Useless

05/09/2006 Tigran PASKEVICHYAN

Not one citizen of Armenia knows the reason or the need for changing the Armenian national anthem. Nothing has really changed in Armenia besides the decline of the dollar, or as the Armenian authorities like to call it, the devaluation of the dollar and this doesn’t serve as a basis for changing one of the country’s main symbols. On the contrary, after the decline of the dollar, there’s a need to get the original lyrics written by writer Nalbandyan back. I mean to say the words “tshvar, anter” (miserable, ungoverned).

Since there really is no reason for this change, people are of the opinion that the Armenian authorities are trying to imitate Russian president Vladimir Putin, who brought back the former USSR national anthem music.

Did Putin have the right to change Russia’s anthem? Many people have written different things about this and this has been a widespread topic in Russia. This is the Russians’ problem. I don’t know if there was a reason or not, but there had always been the desire and the strive to change the Soviet anthem back in the days of the Soviet Union.

Perhaps this was Putin’s mentality. When has Russia ever been an influential territory with a 1/6 territory- reaching from Eastern Europe all the way to Asia, from Asia to Africa, from Africa to the Caribbean?-of course, during the Soviet Union, especially after WWII. And it was days before the USSR won WWII that the national anthem was written.

So, Putin was trying to at least bring back the once glorious past of Russia through the means of the national anthem music despite the many criticisms. Of course, you can’t bring that era back physically, but you can mentally and spiritually.

But what are Armenians bringing back? We’re bringing back one part of Putin’s dream, will never become a reality. In other words, we’re taking Armenia and putting it back in the Soviet Union. Whereas Putin’s wish is to have a strong empire, Armenia’s wish is to become the southern province in the outskirts. So, what we want is to become a part of Putin’s unreal dream.

The average Russian will feel the presence of fifteen republics while listening to the former USSR anthem, including the European Union. What are we Armenians going to feel while listening to our new anthem? We’re going to feel like a 29.8 square meter province, without Nagorno Karabakh. However, we didn’t have Karabakh while listening to the anthem written by composer Aram Khachatryan. The two primary figures of Armenia used to wake up and go to sleep listening to the anthem of Soviet Azerbaijan. Of course, they would like to listen to the tunes of the anthem written by Aram Khachatryan, But the empire, that we strive to be part of, tore apart that piece of land from Armenia and put it in Azerbaijan. What was Karabakh for a huge empire like that? For the USSR, Armenia and the Soviet Armenian anthem was nothing if we look at the “one nation” slogan.
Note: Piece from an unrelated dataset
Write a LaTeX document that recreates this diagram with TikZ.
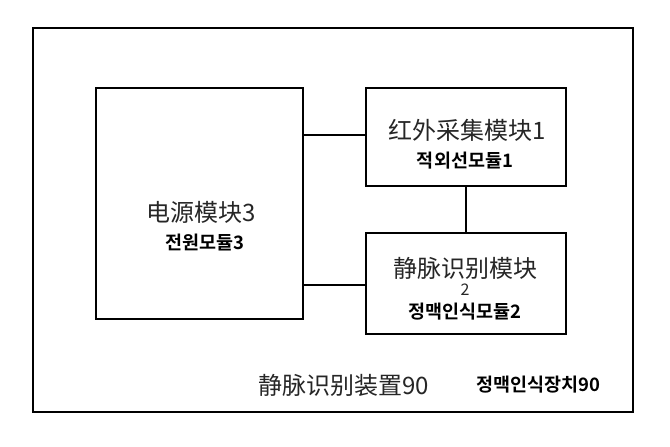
\documentclass[tikz,border=0pt]{standalone}
\usepackage{fontspec}
\newfontfamily\zhfont{Noto Sans CJK SC}[Scale=1]
\newfontfamily\kofont{Noto Sans CJK KR}[BoldFont={* Bold}]
\begin{document}
\begin{tikzpicture}[%
        x=1pt, y=-1pt,
        modbox/.style={draw, line width=2pt},
        zhtext/.style={font=\zhfont\fontsize{24}{26}\selectfont, text=black!85},
        kotext/.style={font=\kofont\bfseries\fontsize{18.5}{20}\selectfont}
    ]
        \useasboundingbox[fill=white] (0,0) rectangle (670,447);
        \draw [modbox] (33,28) rectangle (633,412);

        % modules
        \node [modbox, minimum width=207, minimum height=231, anchor=north west] (power) at (95,87) {};
        \node [modbox, minimum width=200, minimum height=98, anchor=north west] (ir) at (365,87) {};
        \node [modbox, minimum width=200, minimum height=101, anchor=north west] (vein) at (365,232) {};

        \coordinate (p1) at (power.east |- 0,135);
        \coordinate (p2) at (power.east |- 0,285);
        \draw [line width=2pt] (p1) -- (ir.west |- p1);
        \draw [line width=2pt] (p2) -- (vein.west |- p2);
        \draw [line width=2pt] (ir.south) -- (vein.north);

        % labels
        \node [zhtext] (irzh) at (467,130) {红外采集模块1};
        \node [kotext] (irko) at (465,161) {적외선모듈1};
        \node [zhtext] (powzh) at (201,212) {电源模块3};
        \node [kotext] (powko) at (205,243) {전원모듈3};
        \node [zhtext] (veinzh) at (465,268) {静脉识别模块};
        \node [zhtext, font=\zhfont\fontsize{16}{18}\selectfont] (veinnum) at (465,290) {2};
        \node [kotext] (veinko) at (465,312) {정맥인식모듈2};
        \node [zhtext, anchor=west] (devzh) at (255,385) {静脉识别装置90};
        \node [kotext, anchor=west] (devko) at (473,385) {정맥인식장치90};
    \end{tikzpicture}
\end{document}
After the collapse of the Soviet Union and maybe even until now, strangers didn’t know who the Armenians were and where Armenia was on the map. In order to make it clear, you would simply say Soviet Union. “Ohh, Russian” was the response because Armenia wasn’t considered a separate country and Armenians weren’t a separate people. When, let’s say, Tigran Petrosyan became a world champion or Yurik Vartanyan hit the record, whose flag did they raise and whose anthem was heard?-The Union of Soviet Socialist Republics and not Soviet Armenia. Now Armenians are trying to take advantage of Aram Khachatryan’s name, which probably in his days, was useless.

Aram Khachatryan has hundreds of compositions. The average Armenian only knows some of those compositions. Better yet, he can only mention Aram Khachatryan’s name when hearing the “Sword Dance”. Let this national anthem be considered one of the masterpieces of the composer, so that the authorities and some people’s wish to change the past doesn’t become a reality for the sake of art.

The national anthem is much more serious than just taste of music and I don’t think that the former authorities stuck with the “Mer Hayrenik” (Our Homeland) national anthem just because they didn’t have taste. They chose “Mer Hayrenik” not so that we Armenians could feel that we are a country that separated from the Soviet Union as a result of the collapse, rather because we had the opportunity to make our dream a reality.